Мужики, сидевшие в палате за домино и явно прислушивавшиеся к разговору, противно заржали. Таня поднялась со стула, устало поправила на его постели одеяло.
— Желаю тебе скорее поправиться! — сказала она, повернулась и пошла к двери. Заходить еще в палату и к Тине у нее уже не было никакого желания.
«Ну вот все и решилось само собой, а я действительно дура», — сказала она себе, спускаясь по лестнице.
«Ну вот все и кончено! Дозвонился!» — подумал Ашот, встал, согнувшись, как старик, и снова пошел смотреть, чем закончится партия в домино. Мужики хотели его о чем-то спросить, но, увидев его лицо, не стали связываться.
— Эй, чего разлегся! — вдруг услышал из-под одеяла Ашот. Он открыл глаза и увидел перед собой соседа с койки напротив. — На перевязку зовут! Сестра сказала, доктор велел тебе швы сегодня снять!
— Иду! — Ашот осторожно повернулся на бок и уже из этого положения стал вставать. Но пока он вставал, поправлял свою пижаму, халат, так как даже в больничной одежде все-таки старался выглядеть пристойно, в дверях выросла дородная фигура медсестры в маске, с лотком в руках, накрытым марлевой салфеткой.
— Сами доктор, а порядков не знаете! — укорила она его и легким движением свободной руки повалила на постель. — Лежите уж, сама к вам пришла, не идти же назад! Здесь сниму швы! — Судя по выраженной гнусавости, у нее был жестокий насморк.
— Как там в операционной, не привезли еще больную? — спросил Ашот, обнажая оперированный бок и легонько сгибая ноги, чтобы было не так больно.

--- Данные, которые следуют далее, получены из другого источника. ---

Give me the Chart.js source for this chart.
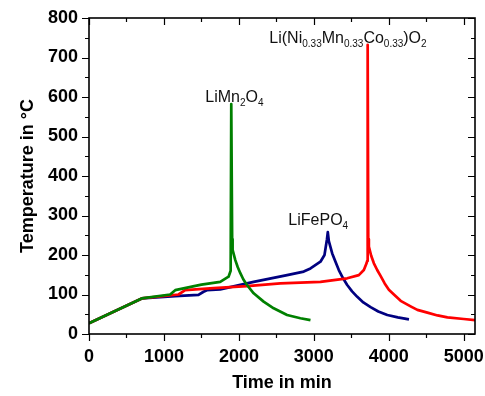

— Заканчивают, наверное! — Сестра мельком взглянула на часы. — Сейчас приедут! Расслабься! — Она взяла из лотка в одну руку ножницы, а в другую зажим.
— Вы простужены, что ли?
— Да прицепилась зараза какая-то! — ответила медсестра. — Здесь в больнице как только не заразиться! Вон какие сквозняки! Отлежаться бы надо, а работать некому!
«Все русские почему-то похожи на Надю, — подумал Ашот, глядя на сосредоточенное и даже опухшее от насморка лицо сестры, хотя было совершенно непонятно, что он нашел общего между прозрачной, похожей на тень тоненькой Надей и этой дородной, здоровой и сильной молодухой, да еще с наполовину закрытым маской лицом. — Что-то у всех русских женщин в лицах есть общее. То ли генетический отблеск перенесенных страданий… то ли философское отношение к ним». Швы ему сестра удалила играючи.
— Ну, теперь можешь бегать! — Она провела палочкой с йодом и спиртом по молодому, формирующемуся рубцу и звонко хлопнула Ашота по животу резинкой пижамных штанов. — Ничего, доктор! — широко улыбнулась она и шмыгнула носом. — Живы будем, не помрем! А коли будем помирать — так один раз! — Она собрала свой лоток и выплыла из палаты, широко раскрыв перед собой дверь мощным пинком. Полы ее застегивающейся на спине медицинской куртки весело заколыхались сзади в такт шагам грузного тела, и Ашот подумал, что, может, действительно — если помирать, так уж лучше один раз и наверняка.